“Do you know that the Spear and the Sauer guns both make a left twist marking?”
Proctor didn’t know. He had never seen either kind of gun, never heard of them before. Both are German makes, it appears, and occasionally one of them bobs up in a pawnshop.
Although this witness had said he had been a gun expert in a hundred cases, he was unable to take a Colt automatic revolver apart in court. Proctor struggled with it vainly until his face grew crimson, dropped it on the floor in his awkwardness, and then the court suggested that some one else try.
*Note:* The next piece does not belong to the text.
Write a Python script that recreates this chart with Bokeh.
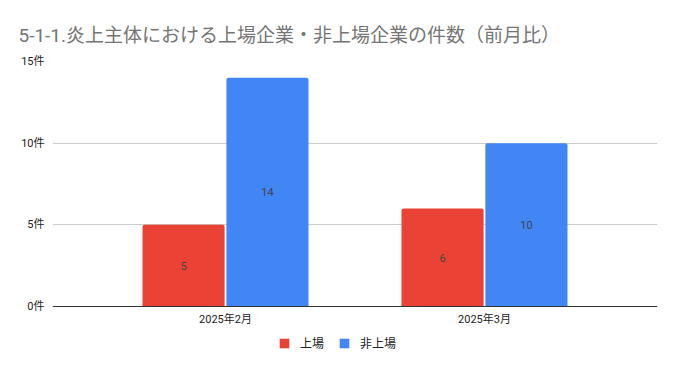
from bokeh.plotting import figure
from bokeh.models import ColumnDataSource, Range1d, FixedTicker, Legend, LegendItem, LabelSet
from bokeh.core.properties import value
from bokeh.embed import file_html
from bokeh.resources import INLINE

categories = ["2025年2月", "2025年3月"]
listed = [5, 6]
unlisted = [14, 10]
series_names = ["上場", "非上場"]
y_ticks = [0, 5, 10, 15]
y_tick_labels = ["0件", "5件", "10件", "15件"]

FONT = "Roboto, 'Noto Sans CJK JP', sans-serif"
RED = "#EA4335"
BLUE = "#4285F4"

xs = list(range(len(categories)))
bw = 0.317
off = 0.162

src_a = ColumnDataSource(dict(x=[v - off for v in xs], top=listed, mid=[v / 2 for v in listed], lab=[str(v) for v in listed]))
src_b = ColumnDataSource(dict(x=[v + off for v in xs], top=unlisted, mid=[v / 2 for v in unlisted], lab=[str(v) for v in unlisted]))

# frame spans y 61..366; value 0 sits at y 306 (245 px for 15 units)
p = figure(frame_width=605, frame_height=305, output_backend="svg", toolbar_location=None,
           x_range=Range1d(-0.668, 1.668), y_range=Range1d(-60 * 15 / 245, 15),
           min_border_left=52, min_border_right=20, min_border_top=61, min_border_bottom=0)
p.title.text = "5-1-1.炎上主体における上場企業・非上場企業の件数（前月比）"
p.title.text_font = FONT
p.title.text_font_size = "19px"
p.title.text_font_style = "normal"
p.title.text_color = "#757575"
p.title.offset = -34
p.title.standoff = 30
p.outline_line_color = None

r1 = p.vbar(x="x", top="top", bottom=0, width=bw, source=src_a, color=RED, line_color=None,
            border_radius=[2, 2, 0, 0])
r2 = p.vbar(x="x", top="top", bottom=0, width=bw, source=src_b, color=BLUE, line_color=None,
            border_radius=[2, 2, 0, 0])

for s in (src_a, src_b):
    p.add_layout(LabelSet(x="x", y="mid", text="lab", source=s, text_align="center", text_baseline="middle",
                          text_font=value(FONT), text_font_size=value("11px"), text_color="#444444"))

p.yaxis.ticker = FixedTicker(ticks=y_ticks)
p.yaxis.major_label_overrides = {t: l for t, l in zip(y_ticks, y_tick_labels)}
p.yaxis.axis_line_color = None
p.yaxis.major_tick_line_color = None
p.yaxis.minor_tick_line_color = None
p.yaxis.major_label_text_font = FONT
p.yaxis.major_label_text_font_size = "11px"
p.yaxis.major_label_text_color = "#222222"
p.yaxis.major_label_standoff = 2

p.xaxis.fixed_location = 0
p.xaxis.ticker = FixedTicker(ticks=xs)
p.xaxis.major_label_overrides = {i: c for i, c in zip(xs, categories)}
p.xaxis.axis_line_color = "#333333"
p.xaxis.major_tick_line_color = None
p.xaxis.minor_tick_line_color = None
p.xaxis.major_label_text_font = FONT
p.xaxis.major_label_text_font_size = "11px"
p.xaxis.major_label_text_color = "#222222"
p.xaxis.major_label_standoff = 0

p.xgrid.grid_line_color = None
p.ygrid.grid_line_color = "#cccccc"
p.ygrid.ticker = FixedTicker(ticks=y_ticks[1:])

legend = Legend(items=[LegendItem(label=series_names[0], renderers=[r1]),
                       LegendItem(label=series_names[1], renderers=[r2])],
                orientation="horizontal", location=(226, 15),
                label_text_font=FONT, label_text_font_size="12px", label_text_color="#222222",
                glyph_width=12, glyph_height=12, label_height=12, spacing=14, label_standoff=10,
                border_line_color=None, background_fill_alpha=0, margin=0, padding=0)
p.add_layout(legend, "center")

open("out.html", "w").write(file_html(p, INLINE))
Another expert took the weapon apart in a moment.
“And what is the part of the gun through which the firing pin protrudes,” asked Attorney McAnarney.
“I do not know as I can tell you all the scientific parts of the gun,” answered Proctor.
Proctor said he received the Colt pistol and some 32-calibre cartridges from another officer at Brockton police station.
Q. Will you look at this envelope of cartridges and see if you can identify them?
A. That is the same envelope, and it looks like the same amount of cartridges. I can tell by counting them.
Neither revolver nor the bullets were ever impounded before the trial. They were in the hands of police officers, and most of the time in Captain Proctor’s possession. Prosecutor Katzmann refused to permit the defense to examine any of the exhibits until they were produced in court.
To meet the testimony of Proctor and Van Amburgh, the defense put on two gun experts of long standing—James E. Burns, noted rifleman, champion pistol shot, and head of a department of the United States Cartridge Company; and James H. Fitzgerald, superintendent of the testing department of the Colt Automatic Pistol Company. Burns declared that Bullet No. 3 might have been fired from either a Colt or a Bayard revolver. The latter is a Belgian gun; many have been brought here since the war. Burns declared positively that the bullet did not come from Sacco’s revolver. He fired 8 bullets through it, and all came through clean and without any markings.